River pollution threatens Great Barrier Reef

Pesticide-rich plumes of sediment spewed out of Australian river mouths have been shown to reach the Great Barrier Reef, threatening to damage the coral and other sealife which make up the natural wonder.

A still from the satellite imagery. The dark brown area shows the extent of the sediment flow while the pale aqua green is the reef itself

A still from the satellite imagery. The dark brown area shows the extent of the sediment flow while the pale aqua green is the reef itself

Australia's Commonwealth Scientific and Industrial Research Organisation published satellite images this week which showed that the commonly-held belief that river waters would disperse before reaching the reef was not always true.

While under normal circumstances the force of the flow leaving estuaries is insufficient to carry sediment more than 15km out to sea, in extreme conditions the polluted waters can hit both the inner and outer reefs while sediment is still at high concentrations.

The plumes are the result of heavy rainfalls in northern Queensland in late January and early February 2007 following a long dry season.

The resulting flood waters carrying a larger sediment load than during regular rainfall and river flow.

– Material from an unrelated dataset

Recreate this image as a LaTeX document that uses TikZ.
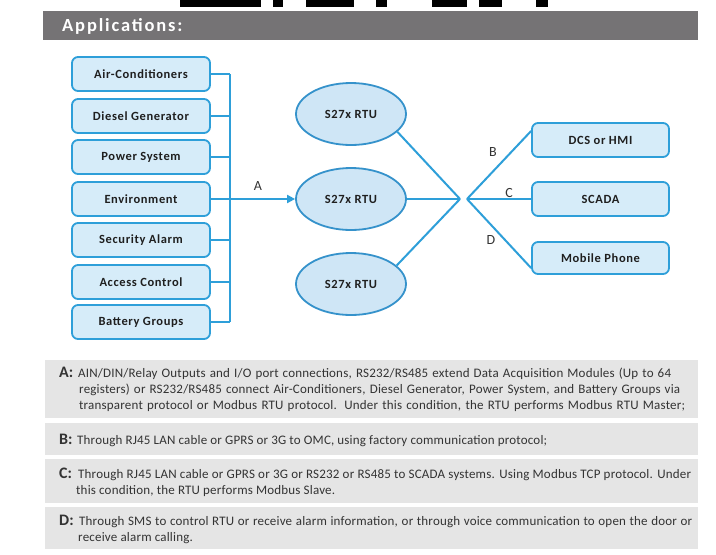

Low rainfall preceding the increased flow means that potentially harmful pollutants such as pesticides, herbicides and fertilisers have had time to accumulate, having a significant impact on the marine ecology of the reef.

The CSIRO used images from NASA satellites to build up a picture of what was happening during these extreme events which may have gone unnoticed above the surface but could have lasting consequences for coastal waters.

According to the organisation's Arnold Dekker, extreme coastal events have been captured by remote sensing before, this is the first time they can be seen and analysed straight after the event as there are now more satellites imaging the Earth and CSIRO has invested in fast information delivery systems.

"A re-think is needed now that we know where flood plumes go and what this means as organic micropollutants may be travelling to parts of the reef scientists hadn't thought to look before."